The audience for Khaleej Aden’s first play was 350 people; then the number increased significantly until 2008, when the number of attendees exceeded 800 people for most performances.

 Photo Courtesy of Khaleej Aden Theatre Troupe Photo Courtesy of Khaleej Aden Theatre Troupe

Since 2005 until today, Khaleej Aden’s plays keep being performed, with growing public admiration year after year. The performances were not limited to Aden; we presented many successful public performances in Sana’a. The troupe also left the borders of Yemen to be the first Yemeni troupe to perform in Europe, presenting its famous play Ma’ak Nazel in 2010 in Berlin, Germany. Ma’ak Nazel  was the turning point for Khaleej Aden. It was inspired by the German play Line Number 1, and was produced by the German House of Culture and Cooperation in Yemen in cooperation with Khaleej Aden.

Moreover, our work varied: we produced serials and comedy programs, such as Fursa Kheera/Last Chance in 2013, which was hugely popular and became the essential Adeni drama on the small screen.

al-Madaniya: What are your expectations for the future of the theater in Yemen and in Aden? Can we say that we are still in the year 1995?

Gamal: The future of the theater depends on the end of the wars and a return to stability in the country. Unless this happens, the role of the theater will remain minor, with no leading role to offer enlightenment as should be the case.

The art form known in Aden – before all the Arab peninsula countries – as the father of arts is theatre, with Aden considered the source.

According to the historian Bilal Ghulam, theater came to Aden by chance in 1904, brought by Indian troupes, consisting of musicians, singers, actors and a large number of pets and birds: “Their performances dazzled people in Aden which led to the establishment of the first Adeni theater in 1910 by public school students.” Ghulam continued, “They performed a play named Julius Caesar by William Shakespeare on a small stage in the Crater area in Aden.”

 Photo Courtesy of Khaleej Aden Theatre Troupe Photo Courtesy of Khaleej Aden Theatre Troupe

Ghulam says that since then admiration of theater increased, until people in Aden created their own great theatrical history: “In the beginning the theater depended on foreign plays translated from Indian and English plays, and then it developed to prepare historical and Arabic novels for the stage.”

For Ghulam there are many factors pushing theater forward in Aden, including highly educated people and the spirit of humor that characterizes the people there. Some of these cultural differences were shaped by British occupation. “Unlike the northern regions, women acted with men side-by-side since the beginning of theater. However, in Sana’a the women appeared on the stage in the seventies, which led to the alienation of some people from this art,” he explained.

Ghulam added that in the 1940s, theater started to spread to different places in Aden, using small and portable stages. The 1950s and 1960s saw the golden period of theater, where many troupes appeared, most famous at that time being Masafee Aden troupe. Moreover, the plays discussed national and social issues, which made the British colonial authorities block some plays when they realized their influence on people.

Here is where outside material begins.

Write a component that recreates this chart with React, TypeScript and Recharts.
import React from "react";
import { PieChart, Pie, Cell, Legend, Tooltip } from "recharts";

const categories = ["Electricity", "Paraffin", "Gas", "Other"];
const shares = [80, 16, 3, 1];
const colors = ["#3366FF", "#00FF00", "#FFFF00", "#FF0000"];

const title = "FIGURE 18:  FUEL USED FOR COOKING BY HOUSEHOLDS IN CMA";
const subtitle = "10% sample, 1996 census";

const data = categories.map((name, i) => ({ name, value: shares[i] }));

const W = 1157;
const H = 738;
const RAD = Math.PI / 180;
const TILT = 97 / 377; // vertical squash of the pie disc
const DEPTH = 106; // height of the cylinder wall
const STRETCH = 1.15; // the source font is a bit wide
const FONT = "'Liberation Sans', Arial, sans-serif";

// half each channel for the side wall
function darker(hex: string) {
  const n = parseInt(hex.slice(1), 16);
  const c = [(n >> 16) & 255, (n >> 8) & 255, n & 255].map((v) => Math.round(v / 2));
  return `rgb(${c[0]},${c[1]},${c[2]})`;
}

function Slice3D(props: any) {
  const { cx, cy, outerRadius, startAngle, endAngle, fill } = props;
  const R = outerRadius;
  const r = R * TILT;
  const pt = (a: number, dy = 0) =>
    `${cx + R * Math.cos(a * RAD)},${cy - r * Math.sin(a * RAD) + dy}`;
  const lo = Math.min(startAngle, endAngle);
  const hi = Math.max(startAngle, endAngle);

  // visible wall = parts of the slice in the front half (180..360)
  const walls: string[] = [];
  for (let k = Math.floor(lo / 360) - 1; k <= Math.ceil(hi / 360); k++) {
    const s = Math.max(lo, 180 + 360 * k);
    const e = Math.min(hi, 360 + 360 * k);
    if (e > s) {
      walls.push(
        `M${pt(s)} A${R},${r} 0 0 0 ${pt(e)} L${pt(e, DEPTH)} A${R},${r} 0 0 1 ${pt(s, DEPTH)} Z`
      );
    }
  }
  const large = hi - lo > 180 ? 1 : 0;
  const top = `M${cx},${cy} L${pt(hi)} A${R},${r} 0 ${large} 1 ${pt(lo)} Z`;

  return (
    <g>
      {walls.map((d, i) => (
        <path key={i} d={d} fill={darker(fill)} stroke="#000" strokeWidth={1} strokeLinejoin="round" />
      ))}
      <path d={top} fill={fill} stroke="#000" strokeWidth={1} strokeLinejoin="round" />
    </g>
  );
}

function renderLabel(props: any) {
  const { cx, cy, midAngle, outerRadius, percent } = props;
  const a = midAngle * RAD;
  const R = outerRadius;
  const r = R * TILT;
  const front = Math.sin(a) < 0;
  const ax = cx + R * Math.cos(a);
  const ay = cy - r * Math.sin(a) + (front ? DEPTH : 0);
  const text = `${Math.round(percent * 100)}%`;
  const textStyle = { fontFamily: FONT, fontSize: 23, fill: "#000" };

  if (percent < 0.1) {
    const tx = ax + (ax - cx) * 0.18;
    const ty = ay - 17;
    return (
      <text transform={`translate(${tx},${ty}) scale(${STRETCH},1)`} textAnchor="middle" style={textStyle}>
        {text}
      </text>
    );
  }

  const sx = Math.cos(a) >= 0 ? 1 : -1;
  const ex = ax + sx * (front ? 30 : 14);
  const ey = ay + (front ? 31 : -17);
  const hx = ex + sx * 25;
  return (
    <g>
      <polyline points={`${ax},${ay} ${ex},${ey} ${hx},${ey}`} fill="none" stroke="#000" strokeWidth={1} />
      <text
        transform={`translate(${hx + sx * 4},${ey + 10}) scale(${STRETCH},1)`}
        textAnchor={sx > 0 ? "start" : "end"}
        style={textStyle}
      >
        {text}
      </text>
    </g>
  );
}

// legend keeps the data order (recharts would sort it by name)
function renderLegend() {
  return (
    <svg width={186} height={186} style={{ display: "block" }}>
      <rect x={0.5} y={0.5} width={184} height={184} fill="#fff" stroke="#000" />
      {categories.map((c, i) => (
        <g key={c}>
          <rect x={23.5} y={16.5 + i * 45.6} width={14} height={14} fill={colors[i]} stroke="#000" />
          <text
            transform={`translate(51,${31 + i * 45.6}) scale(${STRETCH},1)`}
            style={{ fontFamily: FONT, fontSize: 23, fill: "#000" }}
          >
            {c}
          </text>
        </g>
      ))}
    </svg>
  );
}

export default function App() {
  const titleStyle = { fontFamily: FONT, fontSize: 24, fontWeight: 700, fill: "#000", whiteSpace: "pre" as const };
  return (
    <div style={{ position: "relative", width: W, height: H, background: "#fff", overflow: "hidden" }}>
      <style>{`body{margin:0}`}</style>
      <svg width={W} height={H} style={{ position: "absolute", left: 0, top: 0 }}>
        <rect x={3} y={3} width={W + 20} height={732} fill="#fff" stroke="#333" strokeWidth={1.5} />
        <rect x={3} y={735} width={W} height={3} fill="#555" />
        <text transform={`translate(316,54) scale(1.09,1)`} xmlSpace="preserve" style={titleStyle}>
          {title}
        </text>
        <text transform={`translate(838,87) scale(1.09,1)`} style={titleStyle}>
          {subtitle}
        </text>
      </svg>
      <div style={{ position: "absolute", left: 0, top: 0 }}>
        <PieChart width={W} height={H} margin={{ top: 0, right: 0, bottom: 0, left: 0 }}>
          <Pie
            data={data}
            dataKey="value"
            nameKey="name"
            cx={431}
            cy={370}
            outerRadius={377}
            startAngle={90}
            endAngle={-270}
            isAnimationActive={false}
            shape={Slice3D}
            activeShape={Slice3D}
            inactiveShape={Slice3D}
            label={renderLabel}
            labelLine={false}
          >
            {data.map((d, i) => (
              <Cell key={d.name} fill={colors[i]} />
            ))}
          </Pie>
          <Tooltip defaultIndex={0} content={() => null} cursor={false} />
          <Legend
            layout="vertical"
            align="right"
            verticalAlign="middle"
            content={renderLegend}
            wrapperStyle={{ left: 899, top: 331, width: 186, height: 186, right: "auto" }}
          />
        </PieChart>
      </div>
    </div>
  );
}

After the departure of the British, theater began to develop more quickly and formal theater buildings appeared. The most famous was the National Theater, which lasted until 1994; then it was destroyed, leaving ruins.

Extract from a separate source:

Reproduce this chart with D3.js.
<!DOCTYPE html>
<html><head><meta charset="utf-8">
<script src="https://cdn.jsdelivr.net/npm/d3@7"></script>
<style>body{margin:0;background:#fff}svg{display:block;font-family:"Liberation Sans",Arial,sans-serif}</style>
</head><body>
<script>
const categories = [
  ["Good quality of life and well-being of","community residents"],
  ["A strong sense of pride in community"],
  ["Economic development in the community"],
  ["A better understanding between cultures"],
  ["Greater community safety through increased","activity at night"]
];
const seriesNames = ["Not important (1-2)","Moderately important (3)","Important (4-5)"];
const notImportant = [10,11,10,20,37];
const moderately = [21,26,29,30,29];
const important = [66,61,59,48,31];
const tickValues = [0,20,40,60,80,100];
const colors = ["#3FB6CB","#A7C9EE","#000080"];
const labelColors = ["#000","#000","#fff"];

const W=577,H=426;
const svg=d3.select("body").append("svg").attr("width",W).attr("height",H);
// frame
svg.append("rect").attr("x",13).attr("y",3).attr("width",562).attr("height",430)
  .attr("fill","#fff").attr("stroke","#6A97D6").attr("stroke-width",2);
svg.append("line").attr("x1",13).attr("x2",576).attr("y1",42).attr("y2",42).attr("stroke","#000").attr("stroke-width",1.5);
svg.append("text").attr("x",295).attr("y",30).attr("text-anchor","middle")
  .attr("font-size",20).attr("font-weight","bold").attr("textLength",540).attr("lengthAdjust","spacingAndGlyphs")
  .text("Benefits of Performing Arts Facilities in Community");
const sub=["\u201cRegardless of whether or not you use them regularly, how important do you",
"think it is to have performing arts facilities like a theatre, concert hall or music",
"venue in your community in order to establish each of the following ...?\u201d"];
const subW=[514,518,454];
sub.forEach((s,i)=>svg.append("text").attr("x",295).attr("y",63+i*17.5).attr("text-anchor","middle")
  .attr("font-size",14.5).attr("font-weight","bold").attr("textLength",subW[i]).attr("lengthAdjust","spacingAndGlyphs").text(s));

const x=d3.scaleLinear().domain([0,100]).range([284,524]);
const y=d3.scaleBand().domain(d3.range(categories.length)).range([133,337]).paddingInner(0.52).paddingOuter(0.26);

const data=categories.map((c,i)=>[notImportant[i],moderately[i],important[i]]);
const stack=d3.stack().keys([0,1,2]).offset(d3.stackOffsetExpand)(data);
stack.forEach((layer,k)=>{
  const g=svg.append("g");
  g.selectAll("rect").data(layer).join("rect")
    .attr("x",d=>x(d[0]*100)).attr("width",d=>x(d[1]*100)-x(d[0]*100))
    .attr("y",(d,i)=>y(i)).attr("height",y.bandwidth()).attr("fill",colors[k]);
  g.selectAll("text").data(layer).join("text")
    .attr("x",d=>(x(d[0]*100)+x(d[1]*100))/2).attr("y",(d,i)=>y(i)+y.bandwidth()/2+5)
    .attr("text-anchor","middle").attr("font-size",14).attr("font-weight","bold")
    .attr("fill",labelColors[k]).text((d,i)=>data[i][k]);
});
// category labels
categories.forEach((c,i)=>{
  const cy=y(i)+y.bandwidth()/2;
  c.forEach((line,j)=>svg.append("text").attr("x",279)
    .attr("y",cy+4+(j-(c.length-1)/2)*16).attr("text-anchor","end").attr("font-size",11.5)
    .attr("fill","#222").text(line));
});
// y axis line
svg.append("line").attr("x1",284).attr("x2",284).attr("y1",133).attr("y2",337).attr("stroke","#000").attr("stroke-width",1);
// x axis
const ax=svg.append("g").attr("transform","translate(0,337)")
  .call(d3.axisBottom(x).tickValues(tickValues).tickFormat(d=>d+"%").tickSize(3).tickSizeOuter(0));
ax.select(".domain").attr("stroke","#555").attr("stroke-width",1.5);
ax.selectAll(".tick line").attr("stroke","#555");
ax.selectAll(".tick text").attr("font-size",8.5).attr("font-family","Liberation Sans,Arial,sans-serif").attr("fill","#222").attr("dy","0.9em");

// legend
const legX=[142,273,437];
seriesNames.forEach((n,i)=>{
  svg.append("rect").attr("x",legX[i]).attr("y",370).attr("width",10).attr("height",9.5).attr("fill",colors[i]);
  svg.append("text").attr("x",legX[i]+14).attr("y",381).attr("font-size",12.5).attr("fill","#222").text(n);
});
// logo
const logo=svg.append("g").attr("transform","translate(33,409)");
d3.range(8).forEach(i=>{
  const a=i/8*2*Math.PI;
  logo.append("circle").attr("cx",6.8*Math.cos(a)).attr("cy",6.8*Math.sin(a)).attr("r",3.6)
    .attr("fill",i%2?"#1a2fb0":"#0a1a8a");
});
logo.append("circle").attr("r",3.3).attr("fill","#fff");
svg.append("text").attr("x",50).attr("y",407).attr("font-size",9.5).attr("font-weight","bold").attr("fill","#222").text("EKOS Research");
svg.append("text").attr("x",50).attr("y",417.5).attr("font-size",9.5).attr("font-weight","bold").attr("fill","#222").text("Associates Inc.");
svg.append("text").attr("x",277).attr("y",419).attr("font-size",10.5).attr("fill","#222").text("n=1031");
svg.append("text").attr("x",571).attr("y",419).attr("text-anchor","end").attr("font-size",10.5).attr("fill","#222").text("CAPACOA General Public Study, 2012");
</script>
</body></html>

 Photo Courtesy of Khaleej Aden Theatre Troupe Photo Courtesy of Khaleej Aden Theatre Troupe

Amr Gamal is a theater and television writer and director from Aden. He earned his Bachelor’s degree in Information Technology from the University of Aden in 2007. He formed the Gulf of Aden theater group in 2005. Since then, he has directed ten public theater plays, five television series, and a number of documentary films. In 2010, his play Ma’ak Nazel became the first Yemeni play to be performed in Europe.